Put simply, a surplus occurs when revenues exceed spending in any year- just as a deficit occurs when spending exceeds revenues. Generally, to finance past deficits, the Treasury has borrowed money. With certain exceptions, the debt is the sum total of our deficits, minus our surplus, over the years.
The Government incurred its first deficit in 1792, and it generated 70 annual deficits between 1900 and 1997.
For most of the Nation's history, deficits were the result of either wars or recessions. Wars necessitated major increases in military spending, while recessions reduced Federal tax revenues from businesses and individuals.
The Government generated deficits during the War of 1812, the recession of 1837, the Civil War, the depression of the 1890s, and World War I. Once the war ended or the economy began to grow, the Government followed its deficits with budget surplus, with which it paid down the debt.
Deficits returned in 1931 and remained for the rest of the decade-due to the Great Depression and the spending associated with President Roosevelt's New Deal. Then, World War II forced the Nation to spend unprecedented amounts on defense and to incur corresponding unprecedented deficits.

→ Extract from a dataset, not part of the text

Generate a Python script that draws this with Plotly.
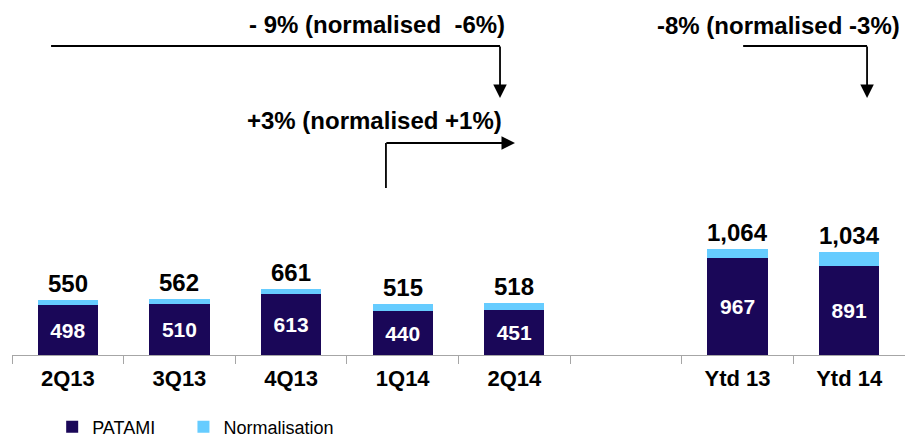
import plotly.graph_objects as go

# Quarterly and year-to-date results (one blank slot separates the two groups)
categories = ["2Q13", "3Q13", "4Q13", "1Q14", "2Q14", " ", "Ytd 13", "Ytd 14"]
patami = [498, 510, 613, 440, 451, None, 967, 891]
totals = [550, 562, 661, 515, 518, None, 1064, 1034]
normalisation = [t - p if t is not None else None for t, p in zip(totals, patami)]

navy = "#1A0758"
light_blue = "#66CCFF"
font_family = "Liberation Sans, Arial, sans-serif"

fig = go.Figure()
fig.add_trace(go.Bar(
    x=categories, y=patami, name="PATAMI", legend="legend",
    marker=dict(color=navy, line=dict(width=0)),
    text=[f"{v:,}" if v is not None else "" for v in patami],
    textposition="inside", insidetextanchor="middle",
    textfont=dict(family=font_family, size=21, color="white", weight="bold"),
    constraintext="none",
))
fig.add_trace(go.Bar(
    x=categories, y=normalisation, name="Normalisation", legend="legend2",
    marker=dict(color=light_blue, line=dict(width=0)),
    hoverinfo="skip",
))

# Total labels above each stack
for c, t in zip(categories, totals):
    if t is None:
        continue
    fig.add_annotation(
        x=c, y=t, text=f"<b>{t:,}</b>", showarrow=False,
        yanchor="bottom", yshift=1,
        font=dict(family=font_family, size=24, color="black"),
    )

# Growth callouts with elbow arrows
line_style = dict(color="black", width=1.8)
elbow_lines = [
    (-0.15, 3090, 3.872, 3090),
    (2.85, 1670, 2.85, 2120),
    (6.05, 3090, 7.16, 3090),
]
for x0, y0, x1, y1 in elbow_lines:
    fig.add_shape(type="line", xref="x", yref="y", x0=x0, y0=y0, x1=x1, y1=y1,
                  line=line_style)

arrow_heads = [
    (3.872, 3100, 3.872, 2570),
    (2.84, 2120, 4.006, 2120),
    (7.16, 3100, 7.16, 2570),
]
for ax, ay, x, y in arrow_heads:
    fig.add_annotation(
        x=x, y=y, ax=ax, ay=ay, xref="x", yref="y", axref="x", ayref="y",
        text="", showarrow=True, arrowhead=2, arrowsize=1.5, arrowwidth=1.8,
        arrowcolor="black", standoff=0, startstandoff=0,
    )

callouts = [
    ("- 9% (normalised \u00a0-6%)", 3.93, 3310),
    ("+3% (normalised +1%)", 3.905, 2350),
    ("-8% (normalised -3%)", 7.475, 3300),
]
for txt, x, y in callouts:
    fig.add_annotation(
        x=x, y=y, xref="x", yref="y", text=f"<b>{txt}</b>", showarrow=False,
        xanchor="right", yanchor="middle",
        font=dict(family=font_family, size=24, color="black"),
    )

legend_style = dict(
    orientation="h", xanchor="left", y=-0.203, yanchor="middle",
    font=dict(family=font_family, size=18, color="black"),
    bgcolor="rgba(0,0,0,0)",
)

fig.update_layout(
    width=905, height=438,
    margin=dict(l=12, r=0, t=0, b=83, autoexpand=False),
    barmode="stack", bargap=0.46,
    plot_bgcolor="white", paper_bgcolor="white",
    font=dict(family=font_family, color="black"),
    showlegend=True,
    legend=dict(x=0.045, **legend_style),
    legend2=dict(x=0.192, **legend_style),
    xaxis=dict(
        type="category", categoryorder="array", categoryarray=categories,
        range=[-0.5, 7.5],
        showline=True, linecolor="#A6A6A6", linewidth=1,
        ticks="outside", tickson="boundaries", ticklen=8, tickcolor="#A6A6A6",
        tickwidth=1, ticklabelstandoff=4,
        tickfont=dict(family=font_family, size=22, color="black", weight="bold"),
        showgrid=False, zeroline=False, fixedrange=True,
    ),
    yaxis=dict(
        range=[0, 3550], visible=False, showgrid=False, zeroline=False,
        fixedrange=True,
    ),
)

fig.write_html("out.html")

Since then-with Democratic and Republican Presidents, Democratic and Republican Congresses-the Government has balanced its books only nine times, most recently last year.
Nevertheless, the deficits before 1981 paled in comparison to what followed. That year, the Government cut income tax rates and greatly increased defense spending, but it did not cut non-defense programs enough to make up the difference. Also, the recession of the early 1980s reduced Federal revenues, increased Federal outlays for unemployment insurance and similar programs that are closely tied to economic conditions, and forced the Government to pay interest on more national debt at a time when interest rates were high. As a result, the deficit soared.
Surplus and Debt
If the Government incurs a surplus, it generally repays debt held by the public.
Federal borrowing involves the sale, to the public, of notes and bonds of varying sizes and time periods until maturity. The cumulative amount of borrowing from the public-i.e.,
the debt held by the public-is the most important measure of Federal debt because it is what the Government has borrowed in the private markets over the years, and it determines how much the Government pays in interest to the public.
Debt held by the public was $3.7 trillion at the end of 1998-roughly the net effect of deficits and surplus over the last 200 years. Debt held by the public does not include debt the Government owes itself-the total of all trust fund surplus and deficits over the years, like the Social Security surplus, which the law says must be invested in Federal securities.
Because of the progress in eliminating the budget deficit, the debt held by the public has been reduced for the first time in 29 years.